#### Short problem:
Leaving out the pictures, retype the lines from the beginning of the listing through the line containing "const yNames = ['PC".

#### Source excerpt:
□ □ □ □

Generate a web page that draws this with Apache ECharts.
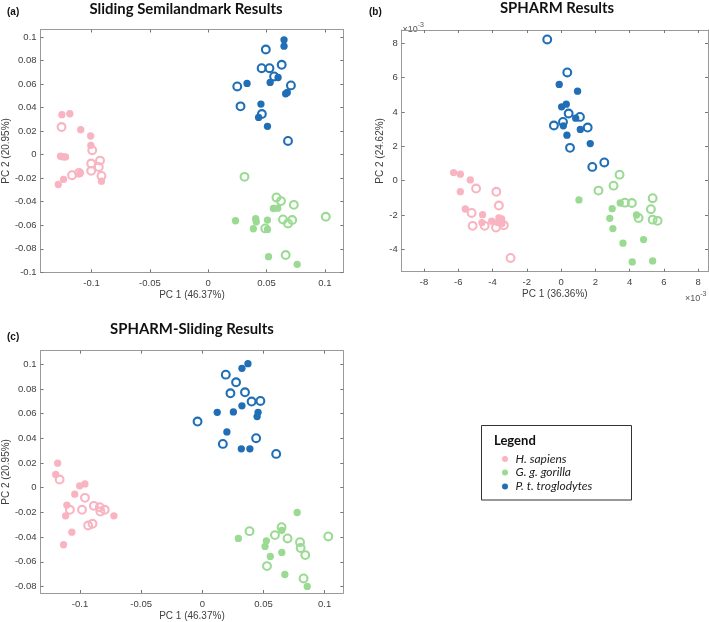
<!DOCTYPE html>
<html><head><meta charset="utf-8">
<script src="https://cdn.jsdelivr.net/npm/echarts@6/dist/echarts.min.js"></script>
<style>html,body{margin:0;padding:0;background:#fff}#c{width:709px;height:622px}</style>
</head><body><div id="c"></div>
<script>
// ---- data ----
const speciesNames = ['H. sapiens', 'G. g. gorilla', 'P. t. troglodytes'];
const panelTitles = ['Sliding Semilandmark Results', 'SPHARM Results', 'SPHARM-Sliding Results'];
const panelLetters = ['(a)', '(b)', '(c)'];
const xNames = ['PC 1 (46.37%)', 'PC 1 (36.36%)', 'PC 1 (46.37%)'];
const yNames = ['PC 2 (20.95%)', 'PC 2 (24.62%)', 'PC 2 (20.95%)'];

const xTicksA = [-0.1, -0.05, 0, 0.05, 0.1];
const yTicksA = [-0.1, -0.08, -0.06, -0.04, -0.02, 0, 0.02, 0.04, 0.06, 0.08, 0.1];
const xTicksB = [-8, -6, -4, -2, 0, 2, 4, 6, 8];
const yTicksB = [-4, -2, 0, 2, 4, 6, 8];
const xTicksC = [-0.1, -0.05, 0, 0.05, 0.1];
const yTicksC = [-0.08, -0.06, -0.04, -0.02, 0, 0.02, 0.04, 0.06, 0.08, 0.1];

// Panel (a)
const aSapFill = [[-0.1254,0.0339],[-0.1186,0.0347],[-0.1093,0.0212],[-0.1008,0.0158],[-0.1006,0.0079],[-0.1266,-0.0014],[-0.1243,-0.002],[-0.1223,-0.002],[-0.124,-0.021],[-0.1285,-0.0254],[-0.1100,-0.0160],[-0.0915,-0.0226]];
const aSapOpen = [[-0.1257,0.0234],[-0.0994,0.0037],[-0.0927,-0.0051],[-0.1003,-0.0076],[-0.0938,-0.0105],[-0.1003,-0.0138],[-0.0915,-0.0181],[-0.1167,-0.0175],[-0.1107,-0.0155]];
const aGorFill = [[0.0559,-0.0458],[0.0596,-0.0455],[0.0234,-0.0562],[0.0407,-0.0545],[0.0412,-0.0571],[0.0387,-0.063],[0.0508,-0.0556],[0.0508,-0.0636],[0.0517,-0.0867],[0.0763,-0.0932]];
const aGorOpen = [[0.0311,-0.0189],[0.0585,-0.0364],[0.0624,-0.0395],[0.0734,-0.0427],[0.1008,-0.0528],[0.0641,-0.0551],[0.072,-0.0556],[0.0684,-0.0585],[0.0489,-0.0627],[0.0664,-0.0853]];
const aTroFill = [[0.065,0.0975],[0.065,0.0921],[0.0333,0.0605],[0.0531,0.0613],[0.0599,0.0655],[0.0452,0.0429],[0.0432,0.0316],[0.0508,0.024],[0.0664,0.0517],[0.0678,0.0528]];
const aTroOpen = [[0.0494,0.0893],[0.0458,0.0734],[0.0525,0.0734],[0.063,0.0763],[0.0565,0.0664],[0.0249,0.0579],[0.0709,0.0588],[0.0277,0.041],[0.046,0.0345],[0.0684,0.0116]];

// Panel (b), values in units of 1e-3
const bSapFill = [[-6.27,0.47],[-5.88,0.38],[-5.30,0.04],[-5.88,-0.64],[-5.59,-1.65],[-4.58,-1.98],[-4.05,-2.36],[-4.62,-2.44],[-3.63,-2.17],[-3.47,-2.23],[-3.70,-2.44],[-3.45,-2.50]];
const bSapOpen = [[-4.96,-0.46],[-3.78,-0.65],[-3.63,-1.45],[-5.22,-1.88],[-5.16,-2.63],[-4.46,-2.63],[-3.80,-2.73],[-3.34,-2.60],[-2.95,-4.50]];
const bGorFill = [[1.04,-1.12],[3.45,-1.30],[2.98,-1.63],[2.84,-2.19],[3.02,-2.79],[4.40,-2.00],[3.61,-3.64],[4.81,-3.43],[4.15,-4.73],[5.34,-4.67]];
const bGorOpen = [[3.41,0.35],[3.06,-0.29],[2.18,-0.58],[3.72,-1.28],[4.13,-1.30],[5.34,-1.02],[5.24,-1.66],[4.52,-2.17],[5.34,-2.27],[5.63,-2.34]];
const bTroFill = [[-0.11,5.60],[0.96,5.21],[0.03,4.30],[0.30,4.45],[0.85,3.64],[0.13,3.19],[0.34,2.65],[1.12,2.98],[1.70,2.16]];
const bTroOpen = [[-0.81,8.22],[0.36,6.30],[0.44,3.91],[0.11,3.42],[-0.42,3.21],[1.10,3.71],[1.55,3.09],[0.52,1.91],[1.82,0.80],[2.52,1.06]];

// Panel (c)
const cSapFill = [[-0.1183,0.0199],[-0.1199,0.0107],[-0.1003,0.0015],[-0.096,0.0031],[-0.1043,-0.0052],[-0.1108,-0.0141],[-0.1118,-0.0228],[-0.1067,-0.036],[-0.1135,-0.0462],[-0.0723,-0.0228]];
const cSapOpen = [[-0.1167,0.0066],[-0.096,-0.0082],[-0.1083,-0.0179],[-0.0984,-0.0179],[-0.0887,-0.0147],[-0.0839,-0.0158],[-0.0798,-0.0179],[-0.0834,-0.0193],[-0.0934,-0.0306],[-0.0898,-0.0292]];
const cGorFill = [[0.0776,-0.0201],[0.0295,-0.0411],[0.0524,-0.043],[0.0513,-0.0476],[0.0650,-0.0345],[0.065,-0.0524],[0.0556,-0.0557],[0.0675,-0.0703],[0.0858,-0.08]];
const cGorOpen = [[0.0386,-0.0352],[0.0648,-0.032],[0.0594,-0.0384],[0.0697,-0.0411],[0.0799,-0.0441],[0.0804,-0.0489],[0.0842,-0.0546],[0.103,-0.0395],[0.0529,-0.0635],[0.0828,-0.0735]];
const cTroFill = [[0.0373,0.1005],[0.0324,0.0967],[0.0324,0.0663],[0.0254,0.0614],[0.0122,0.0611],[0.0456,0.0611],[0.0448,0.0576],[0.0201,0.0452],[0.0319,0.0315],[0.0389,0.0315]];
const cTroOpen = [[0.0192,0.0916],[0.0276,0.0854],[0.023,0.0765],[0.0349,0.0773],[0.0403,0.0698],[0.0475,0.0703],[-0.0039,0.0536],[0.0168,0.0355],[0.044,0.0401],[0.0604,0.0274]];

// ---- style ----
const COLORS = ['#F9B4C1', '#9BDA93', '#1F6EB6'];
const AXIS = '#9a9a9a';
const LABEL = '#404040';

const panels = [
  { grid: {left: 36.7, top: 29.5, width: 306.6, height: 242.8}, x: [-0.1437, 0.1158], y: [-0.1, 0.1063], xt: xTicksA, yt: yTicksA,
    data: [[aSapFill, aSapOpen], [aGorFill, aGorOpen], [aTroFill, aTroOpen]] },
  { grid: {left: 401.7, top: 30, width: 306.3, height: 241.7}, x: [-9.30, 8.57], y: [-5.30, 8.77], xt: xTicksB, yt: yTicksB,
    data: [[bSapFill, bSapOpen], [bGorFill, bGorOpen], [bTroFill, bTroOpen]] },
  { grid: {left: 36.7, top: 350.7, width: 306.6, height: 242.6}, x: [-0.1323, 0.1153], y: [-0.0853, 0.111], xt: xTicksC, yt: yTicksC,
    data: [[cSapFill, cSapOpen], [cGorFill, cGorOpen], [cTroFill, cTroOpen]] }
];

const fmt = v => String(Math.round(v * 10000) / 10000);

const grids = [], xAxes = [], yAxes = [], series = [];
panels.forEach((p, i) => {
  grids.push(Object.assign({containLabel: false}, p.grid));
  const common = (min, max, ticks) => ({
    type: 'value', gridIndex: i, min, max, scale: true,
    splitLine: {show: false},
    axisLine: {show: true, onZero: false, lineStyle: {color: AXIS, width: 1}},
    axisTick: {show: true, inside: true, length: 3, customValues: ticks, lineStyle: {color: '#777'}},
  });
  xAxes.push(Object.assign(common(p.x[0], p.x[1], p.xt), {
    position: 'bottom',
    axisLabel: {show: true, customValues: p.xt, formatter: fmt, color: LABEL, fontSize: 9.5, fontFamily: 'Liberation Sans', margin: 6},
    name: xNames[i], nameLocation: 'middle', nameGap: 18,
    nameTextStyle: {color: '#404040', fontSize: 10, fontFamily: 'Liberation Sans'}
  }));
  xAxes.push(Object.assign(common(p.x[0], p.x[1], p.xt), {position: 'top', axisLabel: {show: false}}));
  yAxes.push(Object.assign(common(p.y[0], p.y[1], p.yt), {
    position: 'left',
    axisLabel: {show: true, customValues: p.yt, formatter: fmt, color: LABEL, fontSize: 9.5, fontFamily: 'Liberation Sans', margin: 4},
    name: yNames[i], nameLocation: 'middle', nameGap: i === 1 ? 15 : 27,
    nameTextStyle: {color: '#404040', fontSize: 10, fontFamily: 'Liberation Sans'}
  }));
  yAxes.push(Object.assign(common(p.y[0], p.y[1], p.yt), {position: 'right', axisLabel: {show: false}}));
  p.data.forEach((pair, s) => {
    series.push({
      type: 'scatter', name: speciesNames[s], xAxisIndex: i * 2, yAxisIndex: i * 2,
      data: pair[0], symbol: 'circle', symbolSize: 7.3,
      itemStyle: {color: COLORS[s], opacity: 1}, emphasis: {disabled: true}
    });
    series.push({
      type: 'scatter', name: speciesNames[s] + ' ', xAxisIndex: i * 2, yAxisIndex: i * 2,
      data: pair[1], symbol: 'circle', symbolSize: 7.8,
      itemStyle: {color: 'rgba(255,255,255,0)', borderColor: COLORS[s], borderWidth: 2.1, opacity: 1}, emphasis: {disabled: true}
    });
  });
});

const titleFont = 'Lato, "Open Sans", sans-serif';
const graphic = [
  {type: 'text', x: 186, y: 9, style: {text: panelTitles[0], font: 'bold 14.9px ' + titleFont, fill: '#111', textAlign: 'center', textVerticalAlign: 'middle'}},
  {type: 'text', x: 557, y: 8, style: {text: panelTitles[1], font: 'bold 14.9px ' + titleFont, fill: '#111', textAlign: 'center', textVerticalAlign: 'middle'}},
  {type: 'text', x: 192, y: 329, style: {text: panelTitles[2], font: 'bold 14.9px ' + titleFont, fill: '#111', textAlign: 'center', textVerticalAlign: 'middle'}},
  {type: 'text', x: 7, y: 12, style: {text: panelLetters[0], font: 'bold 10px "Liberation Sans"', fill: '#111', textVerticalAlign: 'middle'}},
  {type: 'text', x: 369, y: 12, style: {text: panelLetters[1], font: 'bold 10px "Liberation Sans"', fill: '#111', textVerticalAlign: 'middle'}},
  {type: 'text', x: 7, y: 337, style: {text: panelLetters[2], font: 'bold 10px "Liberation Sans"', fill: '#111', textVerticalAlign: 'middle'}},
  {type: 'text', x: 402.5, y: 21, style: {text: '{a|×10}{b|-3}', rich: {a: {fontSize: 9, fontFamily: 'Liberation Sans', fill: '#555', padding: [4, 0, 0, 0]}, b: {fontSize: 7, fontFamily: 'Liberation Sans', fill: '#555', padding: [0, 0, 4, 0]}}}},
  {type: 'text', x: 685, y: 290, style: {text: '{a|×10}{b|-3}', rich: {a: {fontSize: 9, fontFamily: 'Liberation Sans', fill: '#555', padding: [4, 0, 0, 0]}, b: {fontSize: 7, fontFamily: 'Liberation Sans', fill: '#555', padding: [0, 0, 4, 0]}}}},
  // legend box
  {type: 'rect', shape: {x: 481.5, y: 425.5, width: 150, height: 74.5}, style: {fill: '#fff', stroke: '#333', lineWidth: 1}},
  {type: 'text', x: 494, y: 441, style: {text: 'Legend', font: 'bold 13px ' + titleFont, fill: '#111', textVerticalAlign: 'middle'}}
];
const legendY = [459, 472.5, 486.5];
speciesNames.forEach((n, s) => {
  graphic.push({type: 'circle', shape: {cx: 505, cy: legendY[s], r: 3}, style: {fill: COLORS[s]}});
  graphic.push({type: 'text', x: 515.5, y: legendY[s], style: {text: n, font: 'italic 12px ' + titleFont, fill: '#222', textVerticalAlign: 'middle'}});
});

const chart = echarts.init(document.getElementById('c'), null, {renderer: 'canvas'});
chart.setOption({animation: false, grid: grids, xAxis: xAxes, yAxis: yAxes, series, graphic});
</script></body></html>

□ □ □ □

#### Result for this exercise:
Generate a web page that draws this with Apache ECharts.
<!DOCTYPE html>
<html><head><meta charset="utf-8">
<script src="https://cdn.jsdelivr.net/npm/echarts@6/dist/echarts.min.js"></script>
<style>html,body{margin:0;padding:0;background:#fff}#c{width:709px;height:622px}</style>
</head><body><div id="c"></div>
<script>
// ---- data ----
const speciesNames = ['H. sapiens', 'G. g. gorilla', 'P. t. troglodytes'];
const panelTitles = ['Sliding Semilandmark Results', 'SPHARM Results', 'SPHARM-Sliding Results'];
const panelLetters = ['(a)', '(b)', '(c)'];
const xNames = ['PC 1 (46.37%)', 'PC 1 (36.36%)', 'PC 1 (46.37%)'];
const yNames = ['PC 2 (20.95%)', 'PC 2 (24.62%)', 'PC 2 (20.95%)'];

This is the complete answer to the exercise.